Mike Scott, the bank’s regional Community Affairs manager in New Orleans, had worked with Laborde and GCHP before. He quickly realized that funding these efforts would be more difficult due to their nature, the deadline and the amount of money needed.

“Kathy does a great job as a developer,” Scott said. “When she called saying she needed grant money, we saw the opportunity to make life better for people. First, though, we had to dig down and be creative about financing.”

It meant reaching out to David Payne, a Regions relationship manager in Jackson, Miss., for additional ideas and help.

“Every project we do helps provide housing for low- to moderate-income families,” Payne said. “These are special, because you are providing money to much lower income levels than you normally would see.”

The fruits of a sparkling new building can be seen easily at The Delamore. One has to have more of an imagination to see the potential at Esplanade. The property is enclosed by a fence that’s been up since Katrina, and the interior of the building that hasn’t yet been rehabbed shows the scars of the storm’s aftermath.

“This building has been completely vacant since Katrina,” Payne said. “A year from now, this could be filled with families, people who need quality housing in an urban area where, frankly, affordable housing is hard to find.”

Yes, it’s about business for any bank, including Regions, but the rewards that projects such as The Delamore and Esplanade offer can be seen in the faces of tenants like Rinal Martin and in the smile of bankers like Mike Scott and David Payne.

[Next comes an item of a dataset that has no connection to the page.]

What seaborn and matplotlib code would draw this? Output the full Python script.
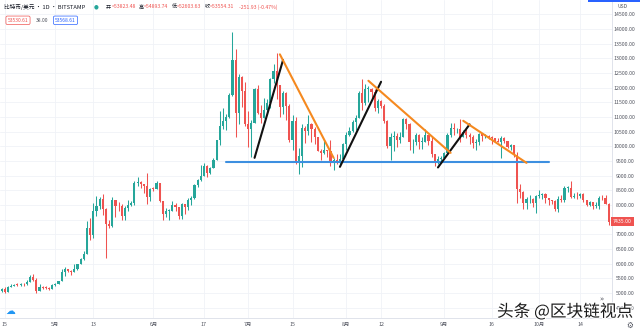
import matplotlib
matplotlib.use("Agg")
import matplotlib.pyplot as plt
import matplotlib.patheffects as pe
from matplotlib.patches import Rectangle
import numpy as np
import pandas as pd
import seaborn as sns

# ---- daily BTC/USD candles (Bitstamp), one per day from start_date ----
start_date = "2019-04-14"

opens = [
    5070, 5150, 5030, 5200, 5230, 5280, 5270, 5320, 5290, 5380,
    5540, 5440, 5060, 5200, 5180, 5170, 5140, 5270, 5320, 5400,
    5730, 5810, 5760, 5710, 5830, 5980, 6160, 6340, 7200, 6970,
    7810, 7980, 8200, 7870, 7360, 7270, 8180, 7970, 7950, 7630,
    7880, 7990, 8050, 8740, 8790, 8730, 8660, 8270, 8560, 8550,
    8740, 8120, 7680, 7790, 7800, 8000, 7930, 7630, 8020, 7920,
    8170, 8230, 8690, 8850, 8970, 9330, 9080, 9270, 9530, 10200,
    10700, 10860, 11000, 11760, 12950, 11130, 12370, 11880, 10760, 10580,
    10800, 11960, 11150, 10980, 11250, 11470, 12290, 12570, 12100, 11350,
    11810, 11380, 10200, 10850, 9430, 9680, 10630, 10530, 10760, 10590,
    10320, 9850, 9780, 9880, 9850, 9480, 9530, 9500, 9580, 10080,
    10400, 10530, 10820, 10980, 11800, 11460, 11960, 11970, 11860, 11290,
    11560, 11390, 10860, 10020, 10300, 10360, 10220, 10320, 10920, 10760,
    10130, 10130, 10400, 10140, 10140, 10370, 10180, 9720, 9480, 9580,
    9600, 9770, 10380, 10620, 10580, 10580, 10320, 10490, 10400, 10310,
    10100, 10160, 10410, 10360, 10360, 10310, 10270, 10190, 10160, 10270,
    10170, 9980, 10030, 9690, 8530, 8430, 8060, 8190, 8200, 8050,
    8300, 8330, 8390, 8230, 8160, 8150, 7870, 8210, 8180, 8590,
    8590, 8270, 8320, 8290, 8360, 8160, 8000, 8090, 7960, 7960,
    8230, 8220, 8030,
]
highs = [
    5180, 5190, 5220, 5290, 5320, 5350, 5350, 5340, 5440, 5620,
    5640, 5520, 5300, 5230, 5220, 5190, 5300, 5350, 5420, 5820,
    5880, 5830, 5780, 5990, 6000, 6190, 6440, 7450, 7550, 8050,
    8300, 8280, 8380, 7900, 7480, 8270, 8180, 8090, 8020, 7950,
    8160, 8120, 8800, 8940, 8800, 8730, 9080, 8590, 8620, 8820,
    8740, 8120, 7900, 7870, 8130, 8060, 7940, 8060, 8020, 8220,
    8300, 8700, 8870, 9350, 9430, 9350, 9300, 9600, 10230, 11200,
    11300, 11100, 11800, 13880, 13320, 12450, 12400, 12200, 11200, 10900,
    12000, 12100, 11400, 11650, 11600, 12340, 12800, 13180, 12100, 11900,
    11840, 11450, 11050, 11000, 9950, 10750, 10700, 11050, 10800, 10650,
    10330, 9920, 10170, 9890, 10200, 9600, 9720, 9750, 10120, 10480,
    10660, 10900, 11080, 11900, 12300, 12130, 12050, 12000, 11950, 11600,
    11580, 11450, 10890, 10450, 10520, 10470, 10480, 10950, 10950, 10800,
    10250, 10440, 10420, 10320, 10600, 10390, 10300, 9730, 9680, 9680,
    9820, 10440, 10780, 10800, 10630, 10920, 10550, 10600, 10470, 10380,
    10250, 10450, 10440, 10420, 10380, 10350, 10280, 10270, 10350, 10300,
    10180, 10080, 10030, 9800, 8730, 8460, 8270, 8330, 8220, 8330,
    8500, 8400, 8400, 8240, 8180, 8160, 8300, 8350, 8650, 8650,
    8800, 8420, 8450, 8400, 8400, 8170, 8120, 8100, 8090, 8300,
    8330, 8340, 8050,
]
lows = [
    5040, 4990, 5020, 5190, 5220, 5220, 5250, 5230, 5260, 5370,
    5400, 4990, 5050, 5140, 5140, 5100, 5130, 5250, 5300, 5390,
    5580, 5700, 5610, 5700, 5780, 5980, 6120, 6340, 6790, 6880,
    7620, 7850, 7650, 6180, 7220, 7260, 7580, 7790, 7500, 7500,
    7800, 7950, 8000, 8650, 8580, 8420, 8040, 8120, 8480, 8540,
    8090, 7480, 7580, 7470, 7790, 7800, 7520, 7530, 7700, 7840,
    8000, 8190, 8620, 8800, 8970, 8950, 9050, 9250, 9530, 10050,
    10600, 10550, 10980, 11700, 10300, 10750, 11330, 10700, 9980, 9650,
    10780, 11100, 10800, 10960, 11100, 11320, 12150, 11600, 11000, 11100,
    10900, 10150, 9880, 9400, 9070, 9300, 10120, 10400, 10150, 10080,
    9830, 9520, 9740, 9650, 9320, 9200, 9390, 9380, 9560, 9880,
    10340, 10500, 10570, 10980, 11250, 11400, 11500, 11650, 11200, 11150,
    11300, 10800, 9950, 9520, 9850, 9980, 10100, 10320, 10600, 9880,
    9770, 10060, 9900, 9920, 10140, 10050, 9620, 9320, 9380, 9440,
    9560, 9740, 10300, 10400, 10450, 10160, 10310, 10270, 10080, 9930,
    9860, 10050, 10170, 10270, 10250, 10070, 10140, 10130, 9600, 10100,
    9950, 9880, 9630, 8050, 8220, 7850, 7870, 8050, 7920, 7720,
    8220, 8200, 8080, 8010, 8020, 7780, 7760, 8110, 8100, 8450,
    8250, 8250, 8200, 8240, 8100, 7950, 7980, 7850, 7900, 7870,
    8180, 8020, 7300,
]
closes = [
    5150, 5030, 5200, 5230, 5280, 5270, 5320, 5290, 5380, 5540,
    5440, 5060, 5200, 5180, 5170, 5140, 5270, 5320, 5400, 5730,
    5810, 5760, 5710, 5830, 5980, 6160, 6340, 7200, 6970, 7810,
    7980, 8200, 7870, 7360, 7270, 8180, 7970, 7950, 7630, 7880,
    7990, 8050, 8740, 8790, 8730, 8660, 8270, 8560, 8550, 8740,
    8120, 7680, 7790, 7800, 8000, 7930, 7630, 8020, 7920, 8170,
    8230, 8690, 8850, 8970, 9330, 9080, 9270, 9530, 10200, 10700,
    10860, 11000, 11760, 12950, 11130, 12370, 11880, 10760, 10580, 10800,
    11960, 11150, 10980, 11250, 11470, 12290, 12570, 12100, 11350, 11810,
    11380, 10200, 10850, 9430, 9680, 10630, 10530, 10760, 10590, 10320,
    9850, 9780, 9880, 9850, 9480, 9530, 9500, 9580, 10080, 10400,
    10530, 10820, 10980, 11800, 11460, 11960, 11970, 11860, 11290, 11560,
    11390, 10860, 10020, 10300, 10360, 10220, 10320, 10920, 10760, 10130,
    10130, 10400, 10140, 10140, 10370, 10180, 9720, 9480, 9580, 9600,
    9770, 10380, 10620, 10580, 10580, 10320, 10490, 10400, 10310, 10100,
    10160, 10410, 10360, 10360, 10310, 10270, 10190, 10160, 10270, 10170,
    9980, 10030, 9690, 8530, 8430, 8060, 8190, 8200, 8050, 8300,
    8330, 8390, 8230, 8160, 8150, 7870, 8210, 8180, 8590, 8590,
    8270, 8320, 8290, 8360, 8160, 8000, 8090, 7960, 7960, 8230,
    8220, 8030, 7435,
]

# ---- axis ticks ----
price_ticks = list(range(4500, 15000, 500))
date_ticks = ["2019-04-15", "2019-05-01", "2019-05-13", "2019-06-01", "2019-06-17",
              "2019-07-01", "2019-07-15", "2019-08-01", "2019-08-12", "2019-09-01",
              "2019-09-16", "2019-10-01", "2019-10-14"]
date_tick_labels = ["15", "5月", "13", "6月", "17", "7月", "15", "8月", "12",
                    "9月", "16", "10月", "14"]

# ---- hand-drawn analysis lines: (date, price) end points ----
support_line = [("2019-06-24", 9450), ("2019-10-04", 9450)]
rise_lines = [
    [("2019-07-03", 9606), ("2019-07-12", 12940)],
    [("2019-07-30", 9299), ("2019-08-12", 12200)],
    [("2019-08-30", 9278), ("2019-09-09", 10746)],
]
fall_lines = [
    [("2019-07-11", 13135), ("2019-07-28", 9606)],
    [("2019-08-08", 12234), ("2019-09-03", 9776)],
    [("2019-09-07", 10869), ("2019-09-27", 9435)],
]

header_title = "比特币/美元 · 1D · BITSTAMP"
header_ohlc = [("开", "53823.48"), ("高", "54893.74"), ("低", "52603.63"), ("收", "53554.31")]
header_change = "-251.93 (-0.47%)"
last_price = 7435.00

UP, DOWN = "#26a69a", "#ef5350"
GRID = "#f0f2f7"
TEXT = "#50535e"

sns.set_theme(style="white")
plt.rcParams["font.family"] = ["Noto Sans CJK SC", "DejaVu Sans"]
plt.rcParams["axes.unicode_minus"] = False

W, H = 640, 332
fig = plt.figure(figsize=(W / 100, H / 100), dpi=100)
fig.patch.set_facecolor("white")
ax = fig.add_axes([0, (H - 318) / H, 612 / W, 318 / H])
ax.set_facecolor("white")

t0 = pd.Timestamp(start_date)


def day_index(d):
    return (pd.Timestamp(d) - t0).days


df = pd.DataFrame({"open": opens, "high": highs, "low": lows, "close": closes})
df["i"] = np.arange(len(df))
colors = np.where(df["close"] >= df["open"], UP, DOWN)

# wicks and bodies
ax.vlines(df["i"], df["low"], df["high"], colors=colors, lw=0.75, zorder=2)
body = (df["close"] - df["open"]).abs().clip(lower=25)
ax.bar(df["i"], body, bottom=np.minimum(df["open"], df["close"]), width=0.68,
       color=colors, linewidth=0, zorder=3)


def draw_segment(seg, color):
    seg_df = pd.DataFrame({"x": [day_index(d) for d, _ in seg], "y": [p for _, p in seg]})
    sns.lineplot(data=seg_df, x="x", y="y", color=color, lw=1.5, ax=ax,
                 estimator=None, sort=False, zorder=5)


draw_segment(support_line, "#3d8fe0")
for seg in rise_lines:
    draw_segment(seg, "#111111")
for seg in fall_lines:
    draw_segment(seg, "#f5891f")

ax.set_xlim(-0.51, 193.04)
ax.set_ylim(4145, 14988)
ax.set_xlabel("")
ax.set_ylabel("")

# grid
for p in price_ticks:
    ax.axhline(p, color=GRID, lw=0.6, zorder=0)
tick_pos = [day_index(d) for d in date_ticks]
for x in tick_pos:
    ax.axvline(x, color=GRID, lw=0.6, zorder=0)

# axes frame
for s in ["top", "left"]:
    ax.spines[s].set_visible(False)
for s in ["right", "bottom"]:
    ax.spines[s].set_color("#e0e3eb")
    ax.spines[s].set_linewidth(0.7)

# price scale: the level hidden under the last-price tag is left blank
tag_level = round(last_price / 500) * 500
ax.yaxis.tick_right()
ax.set_yticks(price_ticks)
ax.set_yticklabels(["" if v == tag_level else f"{v:.2f}" for v in price_ticks])
ax.tick_params(axis="y", length=0, pad=16.5, labelsize=3.8, labelcolor=TEXT)
for lbl in ax.get_yticklabels():
    lbl.set_horizontalalignment("right")

ax.set_xticks(tick_pos)
ax.set_xticklabels(date_tick_labels)
ax.tick_params(axis="x", length=0, pad=3.0, labelsize=3.8, labelcolor=TEXT)


def fx(x):
    return x / W


def fy(y):
    return 1 - y / H


renderer = fig.canvas.get_renderer()


def text_width(t):
    return t.get_window_extent(renderer).width


# header legend
fig.text(fx(4), fy(7), header_title, fontsize=4.1, color="#131722", va="center", ha="left")
fig.text(fx(95.7), fy(7), "●", fontsize=4, color=UP, va="center", ha="center",
         family=["DejaVu Sans"])
cursor = 106.0
for lab, val in header_ohlc:
    t = fig.text(fx(cursor), fy(7), lab, fontsize=3.7, color="#131722", va="center", ha="left")
    cursor += text_width(t) + 0.3
    t = fig.text(fx(cursor), fy(7), "=" + val, fontsize=3.7, color=DOWN, va="center", ha="left")
    cursor += text_width(t) + 3.0
fig.text(fx(cursor + 2), fy(7), header_change, fontsize=3.7, color=DOWN, va="center", ha="left")

fig.text(fx(18), fy(20.3), "53530.61", fontsize=3.6, color=DOWN, va="center", ha="center",
         bbox=dict(boxstyle="round,pad=0.35,rounding_size=0.3", fc="white", ec=DOWN, lw=0.5))
fig.text(fx(42), fy(20.3), "38.00", fontsize=3.6, color=TEXT, va="center", ha="center")
fig.text(fx(65.5), fy(20.3), "53568.61", fontsize=3.6, color="#2962ff", va="center", ha="center",
         bbox=dict(boxstyle="round,pad=0.35,rounding_size=0.3", fc="white", ec="#2962ff", lw=0.5))

# price scale extras
fig.text(fx(623), fy(6.7), "USD", fontsize=3.6, color=TEXT, va="center", ha="center")
fig.add_artist(Rectangle((fx(588), fy(1.5)), 52 / W, 1.5 / H, transform=fig.transFigure,
                         color="#2962ff", lw=0))
tag_y = 14.3 + (14500 - last_price) * 0.02933
fig.text(fx(622.5), fy(tag_y), f"{last_price:.2f}", fontsize=3.8, color="white",
         va="center", ha="center",
         bbox=dict(boxstyle="square,pad=0.3", fc=DOWN, ec="none"))

# small interface glyphs
fig.text(fx(10), fy(311), "☁", fontsize=7, color="#2196f3", va="center", ha="center",
         family=["DejaVu Sans"])
fig.text(fx(601), fy(299), "»", fontsize=5, color=TEXT, va="center", ha="center",
         family=["DejaVu Sans"])
fig.text(fx(630), fy(325), "⚙", fontsize=5.5, color=TEXT, va="center", ha="center",
         family=["DejaVu Sans"])

# watermark
fig.text(fx(497), fy(312), "头条 @区块链视点", fontsize=12, color="#1c1c1c",
         va="center", ha="left",
         path_effects=[pe.withStroke(linewidth=1.6, foreground="white")])

fig.savefig("out.png", dpi=100, facecolor="white")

“Sometimes, there’s a stigma attached with affordable housing,” Scott said, “but these apartments are well done. Tenants go through a vigorous screening process. These people are rebuilding their lives, and they just need a place to live that’s safe. And, projects such as The Delamore and Esplanade tend to add value to the entire neighborhood.

“Just thinking of that potential, I’m excited,” Scott added. “When you do a deal like this and know what it means for the community, when you drive by and see people who’ve made it home, it makes you feel that you’ve accomplished something.”